The result of all this: we'd think of the government as "us." And it would be.

(8) Organize directly outside of the legal, 
political system, to maintain a watch over it. 
Use FA/DP principles and techniques to make this 
easy and efficient and not vulnerable to attack 
at concentrated nodes, because FA/DP is 
independent of such. In short, following the 
excellent book, The Starfish and the Spider, 
create a starfish/spider hybrid, with the 
starfish being the people, with the 
communications structures that FA/DP creates, 
bottom-up, exercising power only through the 
power to advise, and the spider being the 
government, with relatively traditional 
structures, but dependent on the continuous 
consent of the people to maintain power.

"Spider" is used as an example of an organism or 
organization which dies immediately -- becomes 
powerless or ineffective -- when you cut off its 
head. Starfish, some species, cut them up, and 
each piece regenerates a complete organism. It is 
extremely difficult to fight starfish 
organizations; the book makes the point that the 
Navajo survived for hundreds of years fighting 
the Spanish because of their distributed power 
culture. The Spanish would kill the leaders, new 
ones would pop up, quickly and spontaneously. 

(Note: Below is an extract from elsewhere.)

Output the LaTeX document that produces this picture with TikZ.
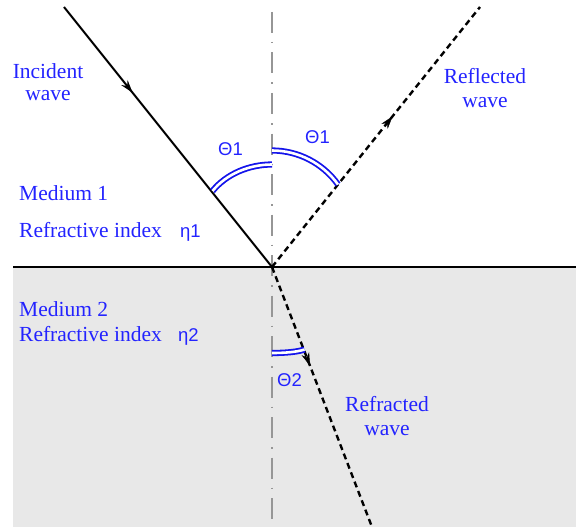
\documentclass[tikz,border=0pt]{standalone}
\usepackage{fontspec}
\setmainfont{Liberation Serif}
\newfontfamily\symfont{Liberation Sans}
\usetikzlibrary{arrows.meta,decorations.markings}
\definecolor{medgray}{RGB}{232,232,232}
\definecolor{normalgray}{RGB}{150,150,150}
\definecolor{txtblue}{RGB}{35,35,255}
\definecolor{arcblue}{RGB}{20,20,235}
\tikzset{
  lbl/.style={inner sep=0pt, text=txtblue, font=\fontsize{21.5}{25}\selectfont},
  sym/.style={inner sep=0pt, text=txtblue, font=\symfont\fontsize{18.5}{21}\selectfont},
  ray/.style={line width=2pt, black},
  dray/.style={line width=2.4pt, black, dash pattern=on 6pt off 4pt},
  anglearc/.style={draw=arcblue, line width=1.8pt, double=white, double distance=2.6pt},
  tipmark/.style={postaction={decorate}, decoration={markings, mark=at position #1 with {\arrow{Stealth[length=13pt,width=8pt]}}}}
}
\begin{document}
\begin{tikzpicture}[x=1pt,y=-1pt]
\useasboundingbox (0,0) rectangle (576,527);
% medium 2 background
\fill[medgray] (13,267) rectangle (576,527);
% coordinates
\coordinate (O) at (272,267);
\coordinate (inc) at (64,7);
\coordinate (refl) at (480,7);
\coordinate (refr) at (372,527);
\coordinate (ntop) at (272,12);
\coordinate (nbot) at (272,527);
\coordinate (ileft) at (13,267);
\coordinate (iright) at (576,267);
% normal
\draw[normalgray, line width=2.4pt, dash pattern=on 21pt off 9pt on 1.5pt off 9pt] (ntop) -- (nbot);
% interface
\draw[line width=2pt] (ileft) -- (iright);
% rays
\draw[ray, tipmark=0.33] (inc) -- (O);
\draw[dray] (O) -- (refl);
\path[tipmark=0.58] (O) -- (refl);
\draw[dray] (O) -- (refr);
\path[tipmark=0.38] (O) -- (refr);
% angle arcs
\draw[anglearc] (212.5,191) .. controls (226.7,173.6) and (249.5,164.5) .. (272,164.5);
\draw[anglearc] (272,150.5) .. controls (298.2,150.5) and (322.8,163.2) .. (338,184.5);
\draw[anglearc] (272,353) .. controls (285,353) and (297,352) .. (304.5,349.5);
% labels
\node[lbl, anchor=base] (t1) at (48,78) {Incident};
\node[lbl, anchor=base] (t2) at (48,100) {wave};
\node[lbl, anchor=base] (t3) at (485,84) {Reflected};
\node[lbl, anchor=base] (t4) at (485,107) {wave};
\node[lbl, anchor=base] (t5) at (387,411) {Refracted};
\node[lbl, anchor=base] (t6) at (387,435) {wave};
\node[lbl, anchor=base west] (m1) at (19,200) {Medium 1};
\node[lbl, anchor=base west] (r1) at (19,237) {Refractive index};
\node[lbl, anchor=base west] (m2) at (19,316) {Medium 2};
\node[lbl, anchor=base west] (r2) at (19,341) {Refractive index};
\node[sym, anchor=base west] (e1) at (180,237) {η1};
\node[sym, anchor=base west] (e2) at (178,341) {η2};
\node[sym, anchor=base west] (a1) at (218,155) {Θ1};
\node[sym, anchor=base west] (a2) at (305,143) {Θ1};
\node[sym, anchor=base west] (a3) at (277,386) {Θ2};
\end{tikzpicture}
\end{document}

Al-Qa'ida is a starfish; fighting starfish as if 
they were spiders is a seriously Bad Idea. Pretty 
much, you have to change the environment to fight 
starfish, you have to motivate the members of 
such to do something else. You have to convince 
them. *Maybe* you can exterminate them, but that 
requires a ruthlessness that isn't generally 
supportable. You have to kill everyone who has 
joined a starfish cell, or even who might join 
one. ("Thinks dangerously.") And I rather doubt 
that this is, in the modern world, successful in the long term.